Comparing with all existing hashes in DB
Hi! It is works fine if I need to compare exactly two images. But what if I have 3 millions hashes in DB and need to compare my current hash with each other in database (find all similar from images that already exists). Is there any solution except direct comparing? May be it's possible to use something similar to distance function right in database?
You can use query like this:
select * from images where BIT_COUNT(X'3c3e0e1a3a1e1e1e' ^ images.hash) < 5
Thanks!
We are using postgres for our project, so it doesn't have bit_count method.
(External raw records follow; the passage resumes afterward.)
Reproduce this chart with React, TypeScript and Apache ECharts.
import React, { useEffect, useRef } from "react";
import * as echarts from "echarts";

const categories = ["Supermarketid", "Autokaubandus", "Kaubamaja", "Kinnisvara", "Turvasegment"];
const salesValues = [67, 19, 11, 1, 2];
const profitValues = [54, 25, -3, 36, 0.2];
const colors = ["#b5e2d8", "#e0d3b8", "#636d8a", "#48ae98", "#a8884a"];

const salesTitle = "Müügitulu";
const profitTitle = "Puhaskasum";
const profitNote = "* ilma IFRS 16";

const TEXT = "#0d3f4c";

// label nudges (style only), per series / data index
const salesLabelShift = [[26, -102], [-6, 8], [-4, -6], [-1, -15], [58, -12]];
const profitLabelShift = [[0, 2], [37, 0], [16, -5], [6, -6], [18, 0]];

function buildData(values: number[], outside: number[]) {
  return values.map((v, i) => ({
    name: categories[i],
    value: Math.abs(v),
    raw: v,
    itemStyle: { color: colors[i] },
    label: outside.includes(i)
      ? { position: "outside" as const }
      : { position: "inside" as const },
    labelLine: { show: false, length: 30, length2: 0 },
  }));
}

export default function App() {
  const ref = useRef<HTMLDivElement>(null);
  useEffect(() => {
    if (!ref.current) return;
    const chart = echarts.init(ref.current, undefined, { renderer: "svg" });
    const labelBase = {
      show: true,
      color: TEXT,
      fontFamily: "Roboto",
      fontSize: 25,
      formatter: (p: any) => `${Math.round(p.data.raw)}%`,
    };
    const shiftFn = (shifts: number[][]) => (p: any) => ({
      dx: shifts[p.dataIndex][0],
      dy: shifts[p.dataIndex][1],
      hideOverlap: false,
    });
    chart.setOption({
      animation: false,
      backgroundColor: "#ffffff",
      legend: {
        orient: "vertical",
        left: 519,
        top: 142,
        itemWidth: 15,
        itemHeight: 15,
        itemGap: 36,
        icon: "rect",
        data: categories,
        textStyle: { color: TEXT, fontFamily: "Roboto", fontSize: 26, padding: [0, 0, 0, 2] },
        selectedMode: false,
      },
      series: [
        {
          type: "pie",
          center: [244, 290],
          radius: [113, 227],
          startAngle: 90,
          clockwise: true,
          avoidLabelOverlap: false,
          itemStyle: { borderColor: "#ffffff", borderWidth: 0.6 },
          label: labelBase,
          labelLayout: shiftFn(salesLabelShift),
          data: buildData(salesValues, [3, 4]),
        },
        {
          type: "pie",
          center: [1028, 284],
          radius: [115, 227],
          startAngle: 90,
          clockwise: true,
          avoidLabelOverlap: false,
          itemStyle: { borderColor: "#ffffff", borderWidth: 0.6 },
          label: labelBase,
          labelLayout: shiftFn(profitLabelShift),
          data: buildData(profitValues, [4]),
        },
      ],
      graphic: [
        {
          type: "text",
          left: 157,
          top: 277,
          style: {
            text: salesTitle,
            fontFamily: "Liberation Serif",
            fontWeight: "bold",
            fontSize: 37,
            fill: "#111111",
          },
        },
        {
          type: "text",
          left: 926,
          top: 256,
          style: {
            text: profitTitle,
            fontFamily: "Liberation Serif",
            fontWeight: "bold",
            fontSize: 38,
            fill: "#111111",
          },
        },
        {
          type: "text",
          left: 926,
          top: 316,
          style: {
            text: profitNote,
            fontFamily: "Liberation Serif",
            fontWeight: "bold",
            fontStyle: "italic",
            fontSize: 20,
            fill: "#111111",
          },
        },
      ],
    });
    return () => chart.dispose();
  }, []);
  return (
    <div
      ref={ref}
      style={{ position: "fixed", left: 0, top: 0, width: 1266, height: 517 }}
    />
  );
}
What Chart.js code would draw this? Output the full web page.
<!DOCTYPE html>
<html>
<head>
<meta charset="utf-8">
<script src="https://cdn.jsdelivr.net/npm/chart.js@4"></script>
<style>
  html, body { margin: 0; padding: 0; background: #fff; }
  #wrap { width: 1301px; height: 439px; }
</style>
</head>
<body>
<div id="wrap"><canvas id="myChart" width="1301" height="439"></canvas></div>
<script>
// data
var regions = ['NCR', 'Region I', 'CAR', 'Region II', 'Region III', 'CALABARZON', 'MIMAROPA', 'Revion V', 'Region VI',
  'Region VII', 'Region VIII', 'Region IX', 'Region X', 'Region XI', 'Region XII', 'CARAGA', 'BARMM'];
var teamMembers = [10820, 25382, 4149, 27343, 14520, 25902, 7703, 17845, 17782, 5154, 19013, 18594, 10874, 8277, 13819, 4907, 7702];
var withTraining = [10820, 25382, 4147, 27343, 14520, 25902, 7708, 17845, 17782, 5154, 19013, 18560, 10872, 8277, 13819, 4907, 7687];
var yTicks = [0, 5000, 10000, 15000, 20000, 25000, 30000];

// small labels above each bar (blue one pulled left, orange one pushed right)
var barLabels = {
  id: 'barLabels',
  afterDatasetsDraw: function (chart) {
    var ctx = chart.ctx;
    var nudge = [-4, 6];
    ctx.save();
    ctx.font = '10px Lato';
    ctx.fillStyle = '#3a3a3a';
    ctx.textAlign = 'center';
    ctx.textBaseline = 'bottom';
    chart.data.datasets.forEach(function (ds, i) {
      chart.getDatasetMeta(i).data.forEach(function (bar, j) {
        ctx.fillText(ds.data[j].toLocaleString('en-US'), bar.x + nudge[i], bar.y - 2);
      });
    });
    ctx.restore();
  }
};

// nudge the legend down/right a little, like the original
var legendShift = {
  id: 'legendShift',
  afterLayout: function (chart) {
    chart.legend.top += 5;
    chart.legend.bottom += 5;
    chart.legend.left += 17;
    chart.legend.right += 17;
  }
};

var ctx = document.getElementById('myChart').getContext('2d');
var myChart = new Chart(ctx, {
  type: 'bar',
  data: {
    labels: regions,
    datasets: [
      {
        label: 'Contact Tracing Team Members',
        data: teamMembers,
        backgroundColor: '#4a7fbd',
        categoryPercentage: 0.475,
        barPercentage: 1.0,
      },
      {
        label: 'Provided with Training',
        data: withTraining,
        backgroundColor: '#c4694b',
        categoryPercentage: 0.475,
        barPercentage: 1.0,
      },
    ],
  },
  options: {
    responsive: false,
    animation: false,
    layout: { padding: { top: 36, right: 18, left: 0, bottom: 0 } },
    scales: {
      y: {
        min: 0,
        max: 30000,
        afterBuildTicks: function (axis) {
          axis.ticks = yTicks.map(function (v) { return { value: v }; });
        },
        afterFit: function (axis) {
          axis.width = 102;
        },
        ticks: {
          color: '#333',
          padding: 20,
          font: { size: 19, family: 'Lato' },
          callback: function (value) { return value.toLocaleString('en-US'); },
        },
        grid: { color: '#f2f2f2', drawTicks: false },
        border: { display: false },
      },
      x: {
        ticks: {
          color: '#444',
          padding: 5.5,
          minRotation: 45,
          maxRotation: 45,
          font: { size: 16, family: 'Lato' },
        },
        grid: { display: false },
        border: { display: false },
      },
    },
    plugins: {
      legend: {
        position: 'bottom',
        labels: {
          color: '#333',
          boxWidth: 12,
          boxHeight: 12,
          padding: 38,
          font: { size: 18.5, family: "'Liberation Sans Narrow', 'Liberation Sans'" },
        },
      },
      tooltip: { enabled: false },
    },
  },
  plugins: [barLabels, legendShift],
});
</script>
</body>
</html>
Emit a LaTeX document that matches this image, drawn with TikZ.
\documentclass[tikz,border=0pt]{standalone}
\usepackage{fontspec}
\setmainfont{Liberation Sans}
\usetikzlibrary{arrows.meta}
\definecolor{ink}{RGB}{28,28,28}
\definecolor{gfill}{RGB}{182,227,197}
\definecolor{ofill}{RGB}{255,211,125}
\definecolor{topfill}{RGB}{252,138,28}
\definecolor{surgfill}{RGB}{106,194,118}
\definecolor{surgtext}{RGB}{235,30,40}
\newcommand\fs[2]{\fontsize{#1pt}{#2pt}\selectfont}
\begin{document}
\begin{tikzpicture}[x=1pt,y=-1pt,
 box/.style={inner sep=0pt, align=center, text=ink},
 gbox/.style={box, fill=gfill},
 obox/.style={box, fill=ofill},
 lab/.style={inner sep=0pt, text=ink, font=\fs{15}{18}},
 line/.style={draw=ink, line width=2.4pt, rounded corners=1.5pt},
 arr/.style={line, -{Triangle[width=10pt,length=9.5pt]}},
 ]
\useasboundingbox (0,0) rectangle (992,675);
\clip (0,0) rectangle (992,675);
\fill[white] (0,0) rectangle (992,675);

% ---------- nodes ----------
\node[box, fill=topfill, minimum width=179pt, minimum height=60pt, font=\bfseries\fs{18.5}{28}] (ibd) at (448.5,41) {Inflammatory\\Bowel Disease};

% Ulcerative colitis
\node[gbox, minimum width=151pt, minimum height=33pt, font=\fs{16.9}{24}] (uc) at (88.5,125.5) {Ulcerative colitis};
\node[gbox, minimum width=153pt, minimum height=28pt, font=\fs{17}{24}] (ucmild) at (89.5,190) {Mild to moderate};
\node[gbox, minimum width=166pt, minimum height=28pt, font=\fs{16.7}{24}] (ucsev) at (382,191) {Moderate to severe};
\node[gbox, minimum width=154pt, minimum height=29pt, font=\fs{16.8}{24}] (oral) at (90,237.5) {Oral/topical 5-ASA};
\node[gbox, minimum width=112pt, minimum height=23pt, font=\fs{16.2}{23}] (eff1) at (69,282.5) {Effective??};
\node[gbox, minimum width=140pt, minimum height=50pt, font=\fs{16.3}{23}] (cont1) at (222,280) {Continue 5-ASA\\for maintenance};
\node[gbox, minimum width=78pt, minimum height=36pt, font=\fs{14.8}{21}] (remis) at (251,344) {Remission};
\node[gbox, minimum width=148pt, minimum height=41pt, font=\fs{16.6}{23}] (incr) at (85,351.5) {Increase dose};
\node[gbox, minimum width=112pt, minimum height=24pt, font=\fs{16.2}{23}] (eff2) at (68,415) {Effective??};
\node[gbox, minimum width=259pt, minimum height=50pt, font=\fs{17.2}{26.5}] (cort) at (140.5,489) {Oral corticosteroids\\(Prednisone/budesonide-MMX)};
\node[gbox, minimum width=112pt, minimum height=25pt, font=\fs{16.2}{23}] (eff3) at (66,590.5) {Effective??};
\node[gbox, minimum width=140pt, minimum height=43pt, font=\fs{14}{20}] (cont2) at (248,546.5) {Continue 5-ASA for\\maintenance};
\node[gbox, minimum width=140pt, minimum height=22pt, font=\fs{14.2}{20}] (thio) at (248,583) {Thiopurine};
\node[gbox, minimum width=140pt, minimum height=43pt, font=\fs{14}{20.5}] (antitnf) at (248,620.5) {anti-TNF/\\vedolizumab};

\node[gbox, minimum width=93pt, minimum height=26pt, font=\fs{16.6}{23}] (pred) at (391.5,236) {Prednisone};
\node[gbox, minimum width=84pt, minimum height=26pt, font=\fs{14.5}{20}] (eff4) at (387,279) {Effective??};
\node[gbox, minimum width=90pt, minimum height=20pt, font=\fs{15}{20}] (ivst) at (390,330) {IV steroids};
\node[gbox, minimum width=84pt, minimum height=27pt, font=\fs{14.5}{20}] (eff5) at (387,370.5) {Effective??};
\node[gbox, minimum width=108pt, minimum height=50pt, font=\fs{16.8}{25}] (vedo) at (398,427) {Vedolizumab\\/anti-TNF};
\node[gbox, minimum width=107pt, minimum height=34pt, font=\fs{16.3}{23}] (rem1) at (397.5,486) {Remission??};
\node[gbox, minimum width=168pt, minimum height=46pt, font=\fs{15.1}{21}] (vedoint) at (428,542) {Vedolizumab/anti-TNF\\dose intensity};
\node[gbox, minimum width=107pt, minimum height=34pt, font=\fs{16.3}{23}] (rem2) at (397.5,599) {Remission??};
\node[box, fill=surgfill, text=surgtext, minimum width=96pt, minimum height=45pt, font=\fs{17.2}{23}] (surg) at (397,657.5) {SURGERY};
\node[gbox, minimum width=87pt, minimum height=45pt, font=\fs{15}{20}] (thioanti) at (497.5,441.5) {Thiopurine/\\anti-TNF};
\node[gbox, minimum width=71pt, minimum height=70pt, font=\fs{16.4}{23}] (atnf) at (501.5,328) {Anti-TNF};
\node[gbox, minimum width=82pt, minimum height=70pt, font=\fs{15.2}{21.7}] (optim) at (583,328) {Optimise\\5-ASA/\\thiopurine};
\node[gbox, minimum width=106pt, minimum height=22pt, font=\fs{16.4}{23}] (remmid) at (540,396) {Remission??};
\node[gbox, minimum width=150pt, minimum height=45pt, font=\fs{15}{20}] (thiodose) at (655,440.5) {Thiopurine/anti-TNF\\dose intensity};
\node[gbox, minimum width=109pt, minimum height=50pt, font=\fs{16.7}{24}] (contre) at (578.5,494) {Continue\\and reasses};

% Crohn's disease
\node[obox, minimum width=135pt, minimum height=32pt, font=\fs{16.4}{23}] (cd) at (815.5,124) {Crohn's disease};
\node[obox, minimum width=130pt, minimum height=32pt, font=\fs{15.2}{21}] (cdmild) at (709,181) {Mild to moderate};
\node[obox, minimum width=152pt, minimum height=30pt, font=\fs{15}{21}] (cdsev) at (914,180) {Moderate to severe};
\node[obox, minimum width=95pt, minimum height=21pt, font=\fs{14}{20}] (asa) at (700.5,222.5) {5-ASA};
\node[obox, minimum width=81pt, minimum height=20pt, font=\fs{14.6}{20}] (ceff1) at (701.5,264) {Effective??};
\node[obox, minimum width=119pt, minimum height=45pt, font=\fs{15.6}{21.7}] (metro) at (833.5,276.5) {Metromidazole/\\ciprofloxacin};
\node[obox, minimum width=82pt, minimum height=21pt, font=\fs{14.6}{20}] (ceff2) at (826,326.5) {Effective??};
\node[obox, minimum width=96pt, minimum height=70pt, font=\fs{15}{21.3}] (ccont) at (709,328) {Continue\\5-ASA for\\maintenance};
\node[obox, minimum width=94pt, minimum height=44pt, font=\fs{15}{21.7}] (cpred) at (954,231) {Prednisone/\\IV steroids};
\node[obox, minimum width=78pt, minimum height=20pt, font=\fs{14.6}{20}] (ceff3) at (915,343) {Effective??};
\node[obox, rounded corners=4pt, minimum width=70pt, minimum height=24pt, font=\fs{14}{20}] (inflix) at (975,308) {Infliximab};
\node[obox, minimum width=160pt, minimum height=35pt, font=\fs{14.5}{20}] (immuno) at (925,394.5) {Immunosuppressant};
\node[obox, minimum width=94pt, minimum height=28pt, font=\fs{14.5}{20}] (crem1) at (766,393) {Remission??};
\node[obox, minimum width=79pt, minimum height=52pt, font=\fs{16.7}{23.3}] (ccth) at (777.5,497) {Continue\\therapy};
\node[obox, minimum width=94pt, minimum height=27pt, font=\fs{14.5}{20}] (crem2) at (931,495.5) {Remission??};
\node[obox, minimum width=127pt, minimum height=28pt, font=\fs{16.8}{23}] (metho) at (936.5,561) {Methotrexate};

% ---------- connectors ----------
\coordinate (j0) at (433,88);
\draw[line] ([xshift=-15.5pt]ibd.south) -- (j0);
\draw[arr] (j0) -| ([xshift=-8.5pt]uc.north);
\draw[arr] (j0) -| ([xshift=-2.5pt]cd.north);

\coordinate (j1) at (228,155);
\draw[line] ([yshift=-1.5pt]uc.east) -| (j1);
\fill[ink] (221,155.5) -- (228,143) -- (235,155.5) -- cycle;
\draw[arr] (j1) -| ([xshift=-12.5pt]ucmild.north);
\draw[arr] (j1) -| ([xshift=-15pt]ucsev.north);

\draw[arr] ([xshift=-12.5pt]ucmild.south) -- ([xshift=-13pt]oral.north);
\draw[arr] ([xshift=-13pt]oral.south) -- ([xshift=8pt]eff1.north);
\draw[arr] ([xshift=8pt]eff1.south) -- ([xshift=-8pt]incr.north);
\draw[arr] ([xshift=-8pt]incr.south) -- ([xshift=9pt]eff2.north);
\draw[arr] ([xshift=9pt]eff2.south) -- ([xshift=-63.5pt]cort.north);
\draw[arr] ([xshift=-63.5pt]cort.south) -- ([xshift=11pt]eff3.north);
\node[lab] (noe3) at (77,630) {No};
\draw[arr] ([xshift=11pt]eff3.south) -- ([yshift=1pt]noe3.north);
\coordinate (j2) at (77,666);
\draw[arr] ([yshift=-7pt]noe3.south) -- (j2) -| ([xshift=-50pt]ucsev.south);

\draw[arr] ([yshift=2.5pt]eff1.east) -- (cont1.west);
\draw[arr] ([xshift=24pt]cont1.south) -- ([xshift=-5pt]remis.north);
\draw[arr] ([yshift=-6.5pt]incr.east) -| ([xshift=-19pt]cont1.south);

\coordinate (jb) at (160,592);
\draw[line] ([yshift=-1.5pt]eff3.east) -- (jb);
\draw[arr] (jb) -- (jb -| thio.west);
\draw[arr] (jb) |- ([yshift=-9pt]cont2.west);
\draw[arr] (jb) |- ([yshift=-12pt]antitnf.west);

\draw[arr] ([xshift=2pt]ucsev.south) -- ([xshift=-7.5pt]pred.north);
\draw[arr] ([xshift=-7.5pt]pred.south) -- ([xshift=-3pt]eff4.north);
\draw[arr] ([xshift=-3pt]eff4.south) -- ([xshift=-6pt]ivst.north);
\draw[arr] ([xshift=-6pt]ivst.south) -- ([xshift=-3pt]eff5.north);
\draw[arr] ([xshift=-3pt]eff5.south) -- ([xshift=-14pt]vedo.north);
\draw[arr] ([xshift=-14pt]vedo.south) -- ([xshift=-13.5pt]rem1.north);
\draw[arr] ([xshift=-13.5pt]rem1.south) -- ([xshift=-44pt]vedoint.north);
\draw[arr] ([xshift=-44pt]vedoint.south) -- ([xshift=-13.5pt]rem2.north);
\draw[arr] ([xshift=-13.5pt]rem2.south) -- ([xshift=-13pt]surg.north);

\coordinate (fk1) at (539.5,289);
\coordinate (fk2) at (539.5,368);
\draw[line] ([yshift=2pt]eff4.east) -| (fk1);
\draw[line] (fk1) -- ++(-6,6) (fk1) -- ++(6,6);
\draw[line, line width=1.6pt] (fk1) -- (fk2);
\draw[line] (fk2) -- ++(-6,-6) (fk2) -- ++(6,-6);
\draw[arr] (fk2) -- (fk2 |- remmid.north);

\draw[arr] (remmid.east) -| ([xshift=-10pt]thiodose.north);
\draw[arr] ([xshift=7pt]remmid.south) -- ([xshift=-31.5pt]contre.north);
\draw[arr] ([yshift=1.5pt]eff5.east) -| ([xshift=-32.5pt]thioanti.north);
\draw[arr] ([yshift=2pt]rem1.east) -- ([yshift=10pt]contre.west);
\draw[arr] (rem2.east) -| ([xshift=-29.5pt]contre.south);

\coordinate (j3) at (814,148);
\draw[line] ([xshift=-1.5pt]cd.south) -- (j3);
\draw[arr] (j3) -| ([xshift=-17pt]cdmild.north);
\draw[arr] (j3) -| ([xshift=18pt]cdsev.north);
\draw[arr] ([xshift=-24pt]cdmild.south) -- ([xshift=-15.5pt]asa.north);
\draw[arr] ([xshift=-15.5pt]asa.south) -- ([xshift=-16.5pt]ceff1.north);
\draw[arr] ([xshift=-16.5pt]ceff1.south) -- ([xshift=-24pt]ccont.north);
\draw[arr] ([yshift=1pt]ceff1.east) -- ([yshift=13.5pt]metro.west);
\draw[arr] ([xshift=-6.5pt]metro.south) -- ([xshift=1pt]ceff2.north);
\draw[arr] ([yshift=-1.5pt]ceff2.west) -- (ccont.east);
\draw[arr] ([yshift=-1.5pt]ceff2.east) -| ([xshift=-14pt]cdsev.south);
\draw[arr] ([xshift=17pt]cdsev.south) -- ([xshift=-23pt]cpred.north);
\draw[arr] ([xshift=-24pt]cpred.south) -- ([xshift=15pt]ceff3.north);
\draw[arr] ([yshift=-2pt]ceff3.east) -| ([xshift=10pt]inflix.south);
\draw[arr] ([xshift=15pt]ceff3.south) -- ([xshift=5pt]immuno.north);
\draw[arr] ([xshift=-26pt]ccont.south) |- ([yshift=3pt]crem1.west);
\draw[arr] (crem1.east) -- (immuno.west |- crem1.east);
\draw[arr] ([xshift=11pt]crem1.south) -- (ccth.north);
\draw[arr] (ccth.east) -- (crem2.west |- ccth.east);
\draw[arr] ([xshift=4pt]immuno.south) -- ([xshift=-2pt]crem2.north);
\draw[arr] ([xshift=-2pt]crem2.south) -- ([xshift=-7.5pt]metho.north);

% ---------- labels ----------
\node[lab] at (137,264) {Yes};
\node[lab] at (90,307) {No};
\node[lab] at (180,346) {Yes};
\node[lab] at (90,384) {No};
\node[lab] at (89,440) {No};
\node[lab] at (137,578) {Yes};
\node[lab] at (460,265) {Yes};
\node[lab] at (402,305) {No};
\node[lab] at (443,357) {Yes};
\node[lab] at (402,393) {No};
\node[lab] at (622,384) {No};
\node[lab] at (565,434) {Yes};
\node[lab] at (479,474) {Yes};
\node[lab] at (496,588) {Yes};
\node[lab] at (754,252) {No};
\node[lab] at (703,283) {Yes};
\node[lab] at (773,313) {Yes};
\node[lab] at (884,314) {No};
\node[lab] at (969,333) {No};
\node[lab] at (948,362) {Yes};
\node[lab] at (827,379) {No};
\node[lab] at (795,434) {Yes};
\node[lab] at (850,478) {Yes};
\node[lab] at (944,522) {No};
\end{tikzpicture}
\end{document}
I did custom function for that:
CREATE OR REPLACE FUNCTION hash_distance(hash1 varchar, hash2 varchar) RETURNS integer AS $$
DECLARE
bit_hash1 bit varying := hash1;
bit_hash2 bit varying := hash2;
length_hash1 int:= length(hash1);
length_hash2 int:= length(hash2);
max_length int:= GREATEST(length_hash1, length_hash2);
BEGIN
IF length_hash1 < max_length THEN
bit_hash1:=LPAD(bit_hash1::text, max_length, '0')::bit varying;
END IF;
IF length_hash2 < max_length THEN
bit_hash2:=LPAD(bit_hash2::text, max_length, '0')::bit varying;
END IF;
RETURN length(replace((bit_hash1 # bit_hash2)::text, '0', ''));
END;
$$ LANGUAGE plpgsql;
select hash_distance('100000', '11010011'); It's based on logic of difference hash. Not sure how fast is it, but may be it helps for somebody in future.